La conséquence est énorme pour la compagnie irlandaise. Tout d’abord il a bien fallu remodeler le programme d’exploitation été qui va jusqu’au 31 octobre. Traditionnellement, en effet, Ryanair met au sol un grand nombre d’appareils en saison hiver et la pénurie de navigants va certainement être beaucoup moins ressentie à partir du mois de novembre. Quoiqu’il en soit, 2.000 vols ont été annulés, excusez du peu, pour le mois d’octobre. A une moyenne de 180 passagers par vol, cela représente tout de même 360.000 consommateurs impactés. Certes, les conséquences financières seront amoindries car pour une information envoyée plus de 15 jours avant le départ du vol, la seule conséquence est le remboursement du billet. Et gageons que cela représente la très grande majorité des vols annulés.

Mais les résultats sur l’image de marque risquent d’être désastreux. Bien entendu les clients savent pertinemment qu’ils ne doivent pas s’attendre à une grande qualité de service et ils acceptent cela car leur première motivation est un prix du billet le moins cher possible. Ils sont d’ailleurs prêts à aller de Beauvais à Bergamo pour faire un Paris Milan. Il faut dire que le tarif le moins cher est de l’ordre de 15 euros par vol, c’est du moins ce que j’ai trouvé sur le site de Ryanair ce jour pour un Beauvais Bergamo le 13 octobre avec un retour le 15 octobre. Bon il faut rajouter tout un tas de petits services tels que l’enregistrement des bagages : 10 € par valise, le choix de son siège à partir de 2 €, l’embarquement prioritaire à 5 € et éventuellement le « fast track » à 4,6 €. Mais enfin ces services additionnels sont optionnels. Seulement, la réputation de grande fiabilité risque d’être écornée si les clients se posent des questions sur la pénurie d’équipages.

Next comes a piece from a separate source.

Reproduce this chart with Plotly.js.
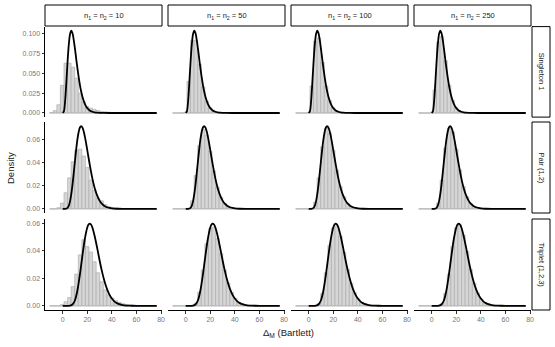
<!DOCTYPE html>
<html>
<head>
<meta charset="utf-8">
<script src="https://cdn.plot.ly/plotly-3.0.1.min.js"></script>
<style>
  html, body { margin: 0; padding: 0; background: #fff; }
  #chart { width: 555px; height: 347px; }
</style>
</head>
<body>
<div id="chart"></div>
<script>
const sampleSizes = ["10", "50", "100", "250"];
const rowLabels = ["Singleton 1", "Pair (1,2)", "Triplet (1,2,3)"];
const binStart = -10.6;
const binWidth = 2.91;
const binCount = 30;
const xTicks = [0, 20, 40, 60, 80];

// histogram densities, one value per bin (30 bins)
const singleton10 = [0.0005, 0.003, 0.0105, 0.035, 0.063, 0.063, 0.058, 0.044, 0.025, 0.014, 0.008, 0.006, 0.0045, 0.003, 0.002, 0.0015, 0.001, 0.0007, 0.0005, 0.0003, 0.0002, 0.0001, 0.0001, 0, 0, 0, 0, 0, 0, 0];
const singleton50 = [0, 0, 0, 0.001, 0.040, 0.092, 0.092, 0.062, 0.033, 0.015, 0.0065, 0.0025, 0.001, 0.0004, 0.0002, 0.0001, 0, 0, 0, 0, 0, 0, 0, 0, 0, 0, 0, 0, 0, 0];
const singleton100 = [0, 0, 0, 0.0005, 0.034, 0.091, 0.095, 0.064, 0.034, 0.0155, 0.0065, 0.0025, 0.001, 0.0004, 0.0002, 0.0001, 0, 0, 0, 0, 0, 0, 0, 0, 0, 0, 0, 0, 0, 0];
const singleton250 = [0, 0, 0, 0.0002, 0.029, 0.0896, 0.0967, 0.0661, 0.0352, 0.016, 0.0066, 0.0025, 0.001, 0.0004, 0.0002, 0.0001, 0, 0, 0, 0, 0, 0, 0, 0, 0, 0, 0, 0, 0, 0];

const pair10 = [0, 0, 0.001, 0.005, 0.014, 0.027, 0.041, 0.051, 0.052, 0.046, 0.036, 0.025, 0.016, 0.009, 0.007, 0.0037, 0.002, 0.0012, 0.0008, 0.0005, 0.0003, 0.0002, 0.0001, 0, 0, 0, 0, 0, 0, 0];
const pair50 = [0, 0, 0, 0, 0.0005, 0.007, 0.029, 0.055, 0.069, 0.064, 0.050, 0.033, 0.019, 0.010, 0.0048, 0.0023, 0.001, 0.0005, 0.0002, 0.0001, 0, 0, 0, 0, 0, 0, 0, 0, 0, 0];
const pair100 = [0, 0, 0, 0, 0.0003, 0.006, 0.027, 0.054, 0.070, 0.066, 0.051, 0.0335, 0.0195, 0.0105, 0.0047, 0.0022, 0.001, 0.0005, 0.0002, 0.0001, 0, 0, 0, 0, 0, 0, 0, 0, 0, 0];
const pair250 = [0, 0, 0, 0, 0.0002, 0.005, 0.025, 0.053, 0.070, 0.067, 0.052, 0.034, 0.0195, 0.0105, 0.0047, 0.0022, 0.001, 0.0005, 0.0002, 0.0001, 0, 0, 0, 0, 0, 0, 0, 0, 0, 0];

const triplet10 = [0, 0, 0, 0.001, 0.003, 0.006, 0.014, 0.023, 0.037, 0.048, 0.043, 0.039, 0.032, 0.024, 0.0175, 0.0115, 0.008, 0.0055, 0.0037, 0.0025, 0.0016, 0.001, 0.0006, 0.0004, 0.0002, 0.0001, 0, 0, 0, 0];
const triplet50 = [0, 0, 0, 0, 0, 0.0002, 0.002, 0.010, 0.026, 0.045, 0.056, 0.057, 0.049, 0.038, 0.026, 0.0165, 0.0097, 0.0053, 0.0027, 0.0013, 0.0006, 0.0003, 0.0001, 0, 0, 0, 0, 0, 0, 0];
const triplet100 = [0, 0, 0, 0, 0, 0.0001, 0.0017, 0.009, 0.024, 0.044, 0.0565, 0.058, 0.0505, 0.039, 0.0265, 0.0163, 0.0094, 0.0051, 0.0026, 0.0012, 0.0006, 0.0003, 0.0001, 0, 0, 0, 0, 0, 0, 0];
const triplet250 = [0, 0, 0, 0, 0, 0.0001, 0.0015, 0.009, 0.023, 0.043, 0.0565, 0.0588, 0.0515, 0.0395, 0.0265, 0.0163, 0.0093, 0.005, 0.0025, 0.0012, 0.0006, 0.0003, 0.0001, 0, 0, 0, 0, 0, 0, 0];

// reference density curves, one per row
const singletonCurveX = [0, 1, 2, 3, 4, 5, 6, 7, 8, 9, 10, 11, 12, 13, 14, 15, 16, 17, 18, 20, 22, 24, 26, 28, 30, 34, 40, 50, 60, 76.5];
const singletonCurveY = [0, 0.0023, 0.0158, 0.0396, 0.0658, 0.0872, 0.1001, 0.1041, 0.1008, 0.0923, 0.0810, 0.0686, 0.0564, 0.0453, 0.0356, 0.0275, 0.0209, 0.0157, 0.0116, 0.0062, 0.0032, 0.0016, 0.0008, 0.0004, 0.0002, 0.00004, 0, 0, 0, 0];
const pairCurveX = [0, 2, 4, 5, 6, 7, 8, 9, 10, 11, 12, 13, 14, 15, 16, 17, 18, 19, 20, 21, 22, 23, 24, 25, 26, 28, 30, 32, 34, 36, 38, 40, 44, 50, 60, 76.5];
const pairCurveY = [0, 0.00001, 0.0009, 0.0028, 0.0067, 0.0130, 0.0214, 0.0314, 0.0419, 0.0520, 0.0606, 0.0669, 0.0708, 0.0720, 0.0709, 0.0677, 0.0631, 0.0574, 0.0511, 0.0447, 0.0385, 0.0326, 0.0272, 0.0224, 0.0182, 0.0117, 0.0072, 0.0043, 0.0025, 0.0014, 0.0008, 0.0004, 0.0001, 0, 0, 0];
const tripletCurveX = [0, 4, 6, 8, 10, 12, 14, 16, 18, 20, 21, 22, 23, 24, 26, 28, 30, 32, 34, 36, 38, 40, 42, 44, 46, 48, 52, 56, 60, 76.5];
const tripletCurveY = [0, 0, 0.0001, 0.0010, 0.0041, 0.0113, 0.0226, 0.0361, 0.0485, 0.0569, 0.0590, 0.0597, 0.0590, 0.0572, 0.0507, 0.0422, 0.0331, 0.0248, 0.0178, 0.0123, 0.0082, 0.0053, 0.0033, 0.0020, 0.0012, 0.0007, 0.0002, 0.0001, 0, 0];

const histograms = [
  [singleton10, singleton50, singleton100, singleton250],
  [pair10, pair50, pair100, pair250],
  [triplet10, triplet50, triplet100, triplet250],
];
const curves = [
  [singletonCurveX, singletonCurveY],
  [pairCurveX, pairCurveY],
  [tripletCurveX, tripletCurveY],
];

// panel placement in pixels
const W = 555, H = 347;
const colPx = [[45, 162], [168, 285], [291, 408], [414, 531]];
const rowPx = [[26.6, 117.1], [122, 213], [219, 310]];
const yRanges = [[-0.0052, 0.1093], [-0.0036, 0.0756], [-0.003, 0.063]];
const yDticks = [0.025, 0.02, 0.02];
const yFormats = [".3f", ".2f", ".2f"];
const fx = (p) => p / W;
const fy = (p) => 1 - p / H;

const binCenters = [];
for (let k = 0; k < binCount; k++) binCenters.push(binStart + (k + 0.5) * binWidth);

const fontFamily = "Liberation Sans, Arial, sans-serif";
const data = [];
const layout = {
  width: W,
  height: H,
  margin: { l: 0, r: 0, t: 0, b: 0 },
  paper_bgcolor: "#fff",
  plot_bgcolor: "#fff",
  showlegend: false,
  bargap: 0,
  font: { family: fontFamily, size: 7, color: "#4d4d4d" },
  shapes: [],
  annotations: [],
};

// text placed by its centre, in pixels
function label(px, py, text, size, angle) {
  return {
    xref: "paper", yref: "paper",
    x: fx(px), y: fy(py),
    xanchor: "center", yanchor: "middle",
    text: text, textangle: angle || 0, showarrow: false,
    font: { size: size, color: "#1a1a1a" },
  };
}

rowLabels.forEach((rowLabel, r) => {
  sampleSizes.forEach((n, c) => {
    const idx = r * 4 + c + 1;
    const xa = idx === 1 ? "x" : "x" + idx;
    const ya = idx === 1 ? "y" : "y" + idx;

    data.push({
      x: [binStart, binStart + binCount * binWidth],
      y: [0, 0],
      type: "scatter",
      mode: "lines",
      line: { color: "#b8b8b8", width: 0.8 },
      xaxis: xa,
      yaxis: ya,
      hoverinfo: "skip",
    });
    data.push({
      x: binCenters,
      y: histograms[r][c],
      type: "bar",
      width: binWidth,
      marker: { color: "#d6d6d6", line: { color: "#a8a8a8", width: 0.6 } },
      xaxis: xa,
      yaxis: ya,
      hoverinfo: "skip",
    });
    data.push({
      x: curves[r][0],
      y: curves[r][1],
      type: "scatter",
      mode: "lines",
      line: { color: "#000", width: 1.8, shape: "spline", smoothing: 0.8 },
      xaxis: xa,
      yaxis: ya,
      hoverinfo: "skip",
    });

    const bottom = r === rowLabels.length - 1;
    const left = c === 0;
    layout["xaxis" + (idx === 1 ? "" : idx)] = {
      domain: [fx(colPx[c][0]), fx(colPx[c][1])],
      anchor: ya,
      range: [-14.4, 80.8],
      showgrid: false,
      zeroline: false,
      showline: bottom,
      linecolor: "#000",
      linewidth: 1,
      ticks: bottom ? "outside" : "",
      ticklen: 2.5,
      tickcolor: "#333",
      tickvals: xTicks,
      showticklabels: bottom,
      tickfont: { size: 7, color: "#777" },
    };
    layout["yaxis" + (idx === 1 ? "" : idx)] = {
      domain: [fy(rowPx[r][1]), fy(rowPx[r][0])],
      anchor: xa,
      range: yRanges[r],
      showgrid: false,
      zeroline: false,
      showline: left,
      linecolor: "#000",
      linewidth: 1,
      ticks: left ? "outside" : "",
      ticklen: 2.5,
      tickcolor: "#333",
      tick0: 0,
      dtick: yDticks[r],
      tickformat: yFormats[r],
      showticklabels: left,
      tickfont: { size: 7, color: "#777" },
    };
  });

  // right strip
  layout.shapes.push({
    type: "rect", xref: "paper", yref: "paper",
    x0: fx(532), x1: fx(550), y0: fy(rowPx[r][1]), y1: fy(rowPx[r][0]),
    line: { color: "#000", width: 1 }, fillcolor: "#fff", layer: "below",
  });
  layout.annotations.push(label(541, (rowPx[r][0] + rowPx[r][1]) / 2, rowLabel, 7.5, 90));
});

// top strips
sampleSizes.forEach((n, c) => {
  layout.shapes.push({
    type: "rect", xref: "paper", yref: "paper",
    x0: fx(colPx[c][0]), x1: fx(colPx[c][1]), y0: fy(26), y1: fy(5),
    line: { color: "#000", width: 1 }, fillcolor: "#fff", layer: "below",
  });
  layout.annotations.push(label((colPx[c][0] + colPx[c][1]) / 2, 15.5,
    "n<sub>1</sub> = n<sub>2</sub> = " + n, 7.5));
});

// axis titles
layout.annotations.push(label((colPx[0][0] + colPx[3][1]) / 2, 333, "Δ<sub>M</sub> (Bartlett)", 9.5));
layout.annotations.push(label(10, 168, "Density", 9.5, -90));

Plotly.newPlot("chart", data, layout, { displayModeBar: false, staticPlot: true });
</script>
</body>
</html>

Je ne dis surtout pas que le transporteur irlandais - qui fait tourner plusieurs centaines d’appareils - va perdre sa sécurité qui est exceptionnelle. Je pense néanmoins que cela peut peser sur le choix des clients qui risquent de se reporter sur des « low costs » concurrents.

Et puis que se passera-t-il si les navigants techniques ou commerciaux s’avisent de déserter en masse la compagnie pour rejoindre des employeurs plus cléments ? A vrai dire, on a l’impression que la lutte effrénée pour faire baisser les coûts par tous les moyens, y compris ceux qui sont à l’extrême limite de la légalité, a atteint justement son point extrême. Or le modèle de Ryanair repose sur ce système. Comment alors maintenir le ratio de résultat net qui se monte tout de même à 17,3% en moyenne sur les deux dernières années, si les charges de personnel s’envolent sous l’effet de l’appel d’air des concurrents et si les contributions payées par les collectivités locales pour obtenir leur desserte deviennent illégales ?

Ryanair a entamé lentement sa reconversion vers un modèle plus sophistiqué mais plus cher. Des liaisons à partir d’aéroports de premier rang, l'entrée dans l’univers des voyages d’affaires avec un accès via les GDS, une certaine sophistication des services, voilà ce qui est annoncé par la compagnie. Mais ce tournant stratégique prendra du temps, d’autant plus que les grands aéroports sont congestionnés et que les « slots » seront donnés avec la plus grande parcimonie.

Bref le tonitruant Michael O’Leary, qui traite par parenthèses les français de fainéants, va devoir mettre beaucoup d’énergie pour redresser la situation.